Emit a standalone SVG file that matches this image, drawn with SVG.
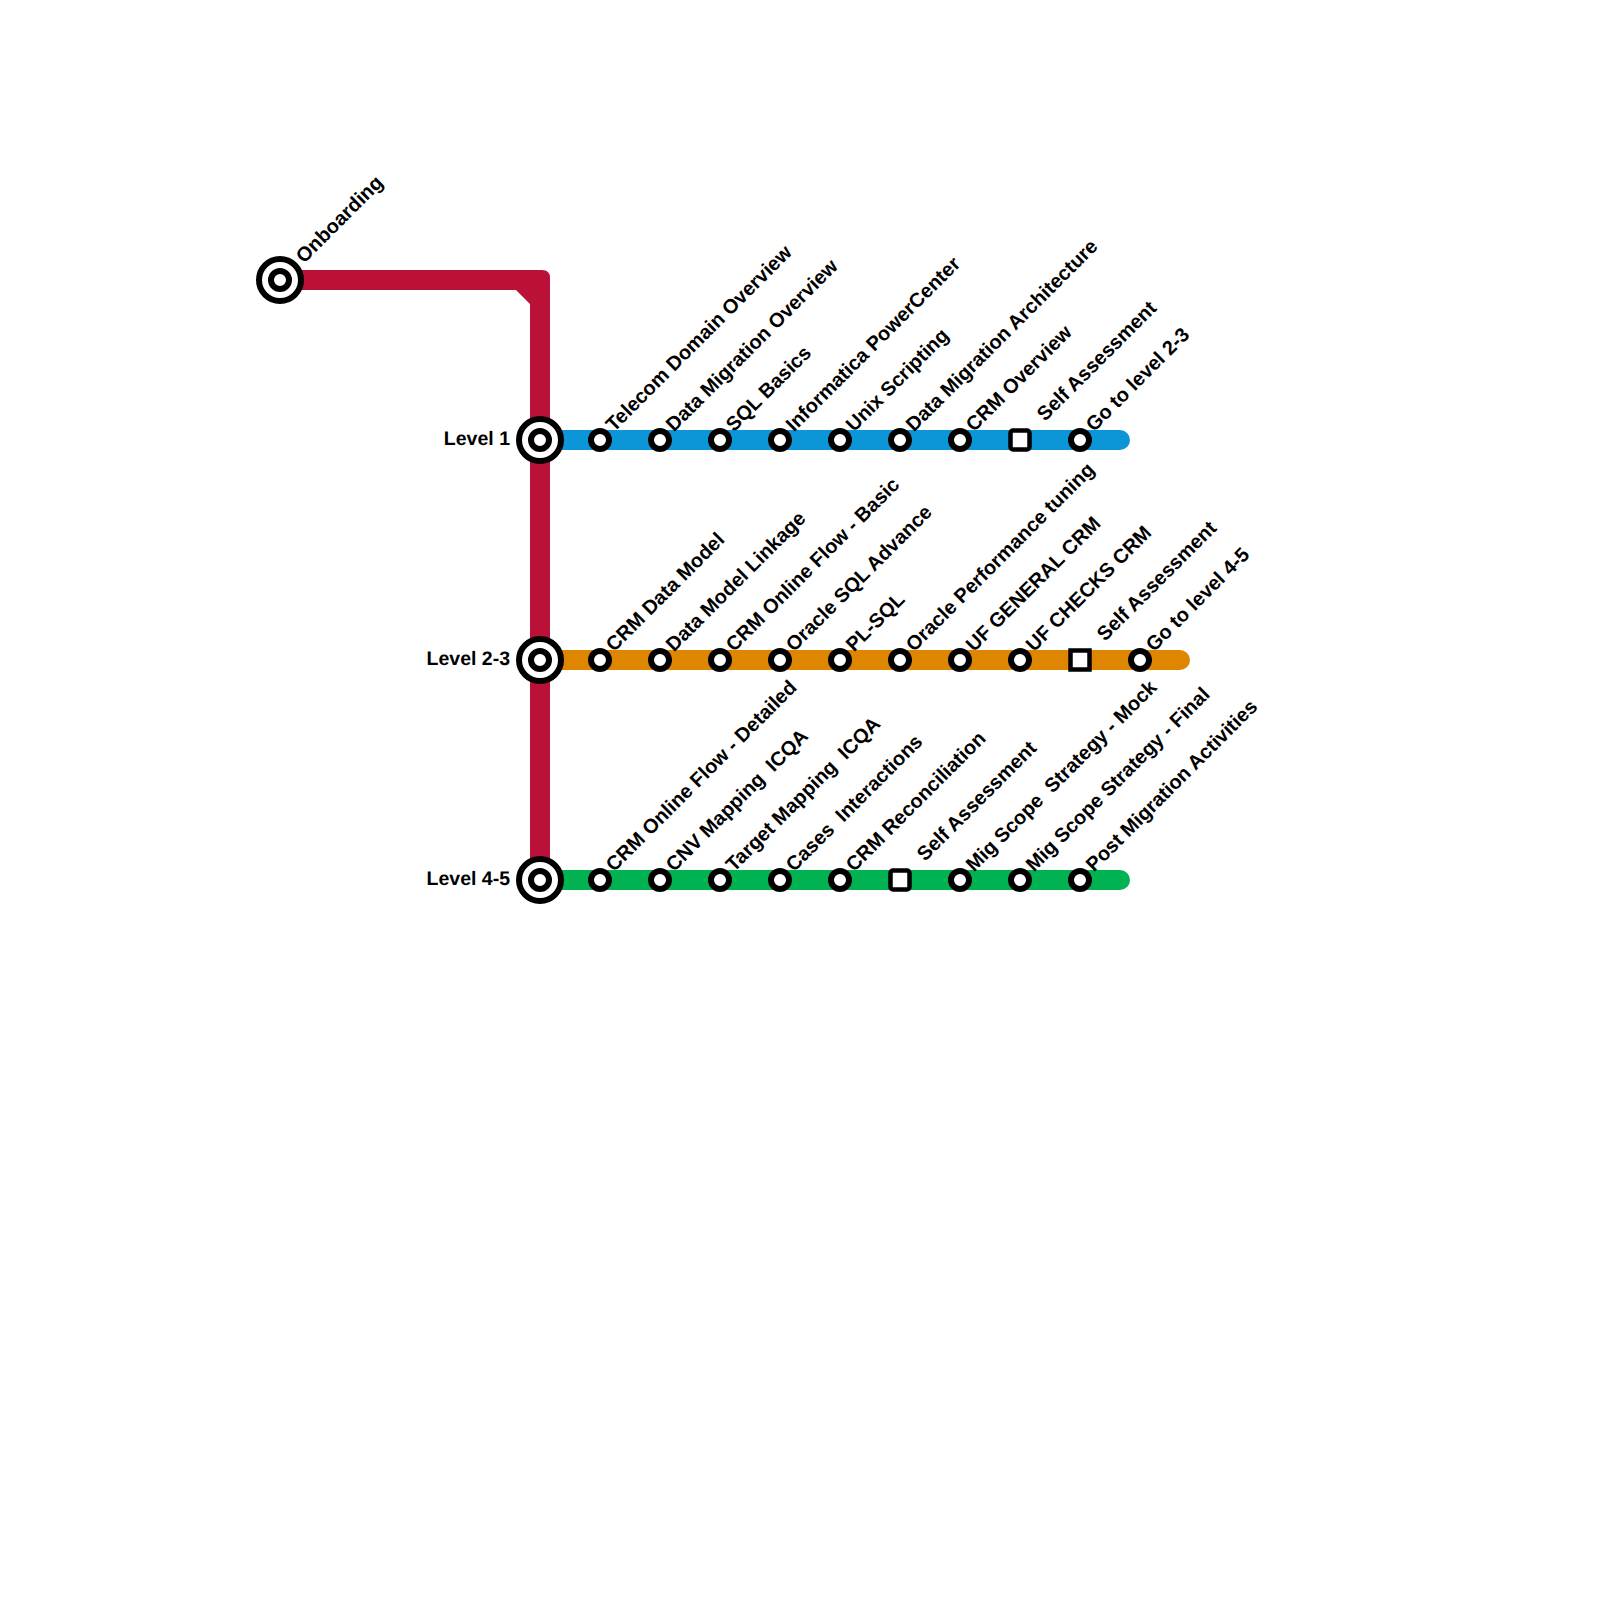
<svg xmlns="http://www.w3.org/2000/svg" width="1600" height="1600" viewBox="0 0 1600 1600">
<style>
text{font-family:"Liberation Sans",Arial,sans-serif;font-weight:700;font-size:20px;fill:#000;text-rendering:geometricPrecision}
.ln{fill:none;stroke-width:20;stroke-linecap:round}
.o{fill:#fff;stroke:#000;stroke-width:6}
.s{fill:#fff;stroke:#000;stroke-width:4.5}
.e{text-anchor:end;font-size:19.5px}
</style>
<rect width="1600" height="1600" fill="#fff"/>
<g id="connectors">
<path id="line-red" d="M280 270H542Q550 270 550 278V880H530V304L516 290H280Z" fill="#bb1138"/>
<path class="ln" stroke="#0c96d8" d="M540 440H1120"/>
<path class="ln" stroke="#df8600" d="M540 660H1180"/>
<path class="ln" stroke="#00b251" d="M540 880H1120"/>
</g>
<defs>
<g id="hub"><circle r="21" class="o"/><circle r="9" class="o"/></g>
<circle id="st" r="9" class="o"/>
<rect id="sq" x="-9.500" y="-9.500" width="19" height="19" class="s"/>
<rect id="sqr" x="-9.500" y="-9.500" width="19" height="19" rx="2.500" class="s"/>
</defs>
<g id="n-onboarding"><use href="#hub" x="280" y="280"/><text transform="translate(304 264) rotate(-45)">Onboarding</text></g>
<g id="n-level1"><use href="#hub" x="540" y="440"/><text class="e" x="510" y="444.500">Level 1</text></g>
<g id="n-level23"><use href="#hub" x="540" y="660"/><text class="e" x="510" y="664.500">Level 2-3</text></g>
<g id="n-level45"><use href="#hub" x="540" y="880"/><text class="e" x="510" y="884.500">Level 4-5</text></g>

<g id="n1-1"><use href="#st" x="600" y="440"/><text transform="translate(614 432.500) rotate(-45)">Telecom Domain Overview</text></g>
<g id="n1-2"><use href="#st" x="660" y="440"/><text transform="translate(674 432.500) rotate(-45)">Data Migration Overview</text></g>
<g id="n1-3"><use href="#st" x="720" y="440"/><text transform="translate(734 432.500) rotate(-45)">SQL Basics</text></g>
<g id="n1-4"><use href="#st" x="780" y="440"/><text transform="translate(794 432.500) rotate(-45)">Informatica PowerCenter</text></g>
<g id="n1-5"><use href="#st" x="840" y="440"/><text transform="translate(854 432.500) rotate(-45)">Unix Scripting</text></g>
<g id="n1-6"><use href="#st" x="900" y="440"/><text transform="translate(914 432.500) rotate(-45)">Data Migration Architecture</text></g>
<g id="n1-7"><use href="#st" x="960" y="440"/><text transform="translate(974 432.500) rotate(-45)">CRM Overview</text></g>
<g id="n1-8"><use href="#sqr" x="1020" y="440"/><text transform="translate(1045 422) rotate(-45)">Self Assessment</text></g>
<g id="n1-9"><use href="#st" x="1080" y="440"/><text transform="translate(1094 432.500) rotate(-45)">Go to level 2-3</text></g>

<g id="n2-1"><use href="#st" x="600" y="660"/><text transform="translate(614 652.500) rotate(-45)">CRM Data Model</text></g>
<g id="n2-2"><use href="#st" x="660" y="660"/><text transform="translate(674 652.500) rotate(-45)">Data Model Linkage</text></g>
<g id="n2-3"><use href="#st" x="720" y="660"/><text transform="translate(734 652.500) rotate(-45)">CRM Online Flow - Basic</text></g>
<g id="n2-4"><use href="#st" x="780" y="660"/><text transform="translate(794 652.500) rotate(-45)">Oracle SQL Advance</text></g>
<g id="n2-5"><use href="#st" x="840" y="660"/><text transform="translate(854 652.500) rotate(-45)">PL-SQL</text></g>
<g id="n2-6"><use href="#st" x="900" y="660"/><text transform="translate(914 652.500) rotate(-45)">Oracle Performance tuning</text></g>
<g id="n2-7"><use href="#st" x="960" y="660"/><text transform="translate(974 652.500) rotate(-45)">UF GENERAL CRM</text></g>
<g id="n2-8"><use href="#st" x="1020" y="660"/><text transform="translate(1034 652.500) rotate(-45)">UF CHECKS CRM</text></g>
<g id="n2-9"><use href="#sq" x="1080" y="660"/><text transform="translate(1105 642) rotate(-45)">Self Assessment</text></g>
<g id="n2-10"><use href="#st" x="1140" y="660"/><text transform="translate(1154 652.500) rotate(-45)">Go to level 4-5</text></g>

<g id="n3-1"><use href="#st" x="600" y="880"/><text transform="translate(614 872.500) rotate(-45)">CRM Online Flow - Detailed</text></g>
<g id="n3-2"><use href="#st" x="660" y="880"/><text transform="translate(674 872.500) rotate(-45)" xml:space="preserve">CNV Mapping  ICQA</text></g>
<g id="n3-3"><use href="#st" x="720" y="880"/><text transform="translate(734 872.500) rotate(-45)" xml:space="preserve">Target Mapping  ICQA</text></g>
<g id="n3-4"><use href="#st" x="780" y="880"/><text transform="translate(794 872.500) rotate(-45)" xml:space="preserve">Cases  Interactions</text></g>
<g id="n3-5"><use href="#st" x="840" y="880"/><text transform="translate(854 872.500) rotate(-45)">CRM Reconciliation</text></g>
<g id="n3-6"><use href="#sqr" x="900" y="880"/><text transform="translate(925 862) rotate(-45)">Self Assessment</text></g>
<g id="n3-7"><use href="#st" x="960" y="880"/><text transform="translate(974 872.500) rotate(-45)" xml:space="preserve">Mig Scope  Strategy - Mock</text></g>
<g id="n3-8"><use href="#st" x="1020" y="880"/><text transform="translate(1034 872.500) rotate(-45)">Mig Scope Strategy - Final</text></g>
<g id="n3-9"><use href="#st" x="1080" y="880"/><text transform="translate(1094 872.500) rotate(-45)">Post Migration Activities</text></g>
</svg>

________________________

== PROMPT ==
Print the complete listing exactly as it stands, without its pictures.

== SOLUTION FOR THIS TASK ==
Emit a standalone SVG file that matches this image, drawn with SVG.
<svg xmlns="http://www.w3.org/2000/svg" width="1600" height="1600" viewBox="0 0 1600 1600">
<style>
text{font-family:"Liberation Sans",Arial,sans-serif;font-weight:700;font-size:20px;fill:#000;text-rendering:geometricPrecision}
.ln{fill:none;stroke-width:20;stroke-linecap:round}
.o{fill:#fff;stroke:#000;stroke-width:6}
.s{fill:#fff;stroke:#000;stroke-width:4.5}
.e{text-anchor:end;font-size:19.5px}
</style>
<rect width="1600" height="1600" fill="#fff"/>
<g id="connectors">
<path id="line-red" d="M280 270H542Q550 270 550 278V880H530V304L516 290H280Z" fill="#bb1138"/>
<path class="ln" stroke="#0c96d8" d="M540 440H1120"/>
<path class="ln" stroke="#df8600" d="M540 660H1180"/>
<path class="ln" stroke="#00b251" d="M540 880H1120"/>
</g>
<defs>
<g id="hub"><circle r="21" class="o"/><circle r="9" class="o"/></g>
<circle id="st" r="9" class="o"/>
<rect id="sq" x="-9.500" y="-9.500" width="19" height="19" class="s"/>
<rect id="sqr" x="-9.500" y="-9.500" width="19" height="19" rx="2.500" class="s"/>
</defs>
<g id="n-onboarding"><use href="#hub" x="280" y="280"/><text transform="translate(304 264) rotate(-45)">Onboarding</text></g>
<g id="n-level1"><use href="#hub" x="540" y="440"/><text class="e" x="510" y="444.500">Level 1</text></g>
<g id="n-level23"><use href="#hub" x="540" y="660"/><text class="e" x="510" y="664.500">Level 2-3</text></g>
<g id="n-level45"><use href="#hub" x="540" y="880"/><text class="e" x="510" y="884.500">Level 4-5</text></g>

<g id="n1-1"><use href="#st" x="600" y="440"/><text transform="translate(614 432.500) rotate(-45)">Telecom Domain Overview</text></g>
<g id="n1-2"><use href="#st" x="660" y="440"/><text transform="translate(674 432.500) rotate(-45)">Data Migration Overview</text></g>
<g id="n1-3"><use href="#st" x="720" y="440"/><text transform="translate(734 432.500) rotate(-45)">SQL Basics</text></g>
<g id="n1-4"><use href="#st" x="780" y="440"/><text transform="translate(794 432.500) rotate(-45)">Informatica PowerCenter</text></g>
<g id="n1-5"><use href="#st" x="840" y="440"/><text transform="translate(854 432.500) rotate(-45)">Unix Scripting</text></g>
<g id="n1-6"><use href="#st" x="900" y="440"/><text transform="translate(914 432.500) rotate(-45)">Data Migration Architecture</text></g>
<g id="n1-7"><use href="#st" x="960" y="440"/><text transform="translate(974 432.500) rotate(-45)">CRM Overview</text></g>
<g id="n1-8"><use href="#sqr" x="1020" y="440"/><text transform="translate(1045 422) rotate(-45)">Self Assessment</text></g>
<g id="n1-9"><use href="#st" x="1080" y="440"/><text transform="translate(1094 432.500) rotate(-45)">Go to level 2-3</text></g>

<g id="n2-1"><use href="#st" x="600" y="660"/><text transform="translate(614 652.500) rotate(-45)">CRM Data Model</text></g>
<g id="n2-2"><use href="#st" x="660" y="660"/><text transform="translate(674 652.500) rotate(-45)">Data Model Linkage</text></g>
<g id="n2-3"><use href="#st" x="720" y="660"/><text transform="translate(734 652.500) rotate(-45)">CRM Online Flow - Basic</text></g>
<g id="n2-4"><use href="#st" x="780" y="660"/><text transform="translate(794 652.500) rotate(-45)">Oracle SQL Advance</text></g>
<g id="n2-5"><use href="#st" x="840" y="660"/><text transform="translate(854 652.500) rotate(-45)">PL-SQL</text></g>
<g id="n2-6"><use href="#st" x="900" y="660"/><text transform="translate(914 652.500) rotate(-45)">Oracle Performance tuning</text></g>
<g id="n2-7"><use href="#st" x="960" y="660"/><text transform="translate(974 652.500) rotate(-45)">UF GENERAL CRM</text></g>
<g id="n2-8"><use href="#st" x="1020" y="660"/><text transform="translate(1034 652.500) rotate(-45)">UF CHECKS CRM</text></g>
<g id="n2-9"><use href="#sq" x="1080" y="660"/><text transform="translate(1105 642) rotate(-45)">Self Assessment</text></g>
<g id="n2-10"><use href="#st" x="1140" y="660"/><text transform="translate(1154 652.500) rotate(-45)">Go to level 4-5</text></g>

<g id="n3-1"><use href="#st" x="600" y="880"/><text transform="translate(614 872.500) rotate(-45)">CRM Online Flow - Detailed</text></g>
<g id="n3-2"><use href="#st" x="660" y="880"/><text transform="translate(674 872.500) rotate(-45)" xml:space="preserve">CNV Mapping  ICQA</text></g>
<g id="n3-3"><use href="#st" x="720" y="880"/><text transform="translate(734 872.500) rotate(-45)" xml:space="preserve">Target Mapping  ICQA</text></g>
<g id="n3-4"><use href="#st" x="780" y="880"/><text transform="translate(794 872.500) rotate(-45)" xml:space="preserve">Cases  Interactions</text></g>
<g id="n3-5"><use href="#st" x="840" y="880"/><text transform="translate(854 872.500) rotate(-45)">CRM Reconciliation</text></g>
<g id="n3-6"><use href="#sqr" x="900" y="880"/><text transform="translate(925 862) rotate(-45)">Self Assessment</text></g>
<g id="n3-7"><use href="#st" x="960" y="880"/><text transform="translate(974 872.500) rotate(-45)" xml:space="preserve">Mig Scope  Strategy - Mock</text></g>
<g id="n3-8"><use href="#st" x="1020" y="880"/><text transform="translate(1034 872.500) rotate(-45)">Mig Scope Strategy - Final</text></g>
<g id="n3-9"><use href="#st" x="1080" y="880"/><text transform="translate(1094 872.500) rotate(-45)">Post Migration Activities</text></g>
</svg>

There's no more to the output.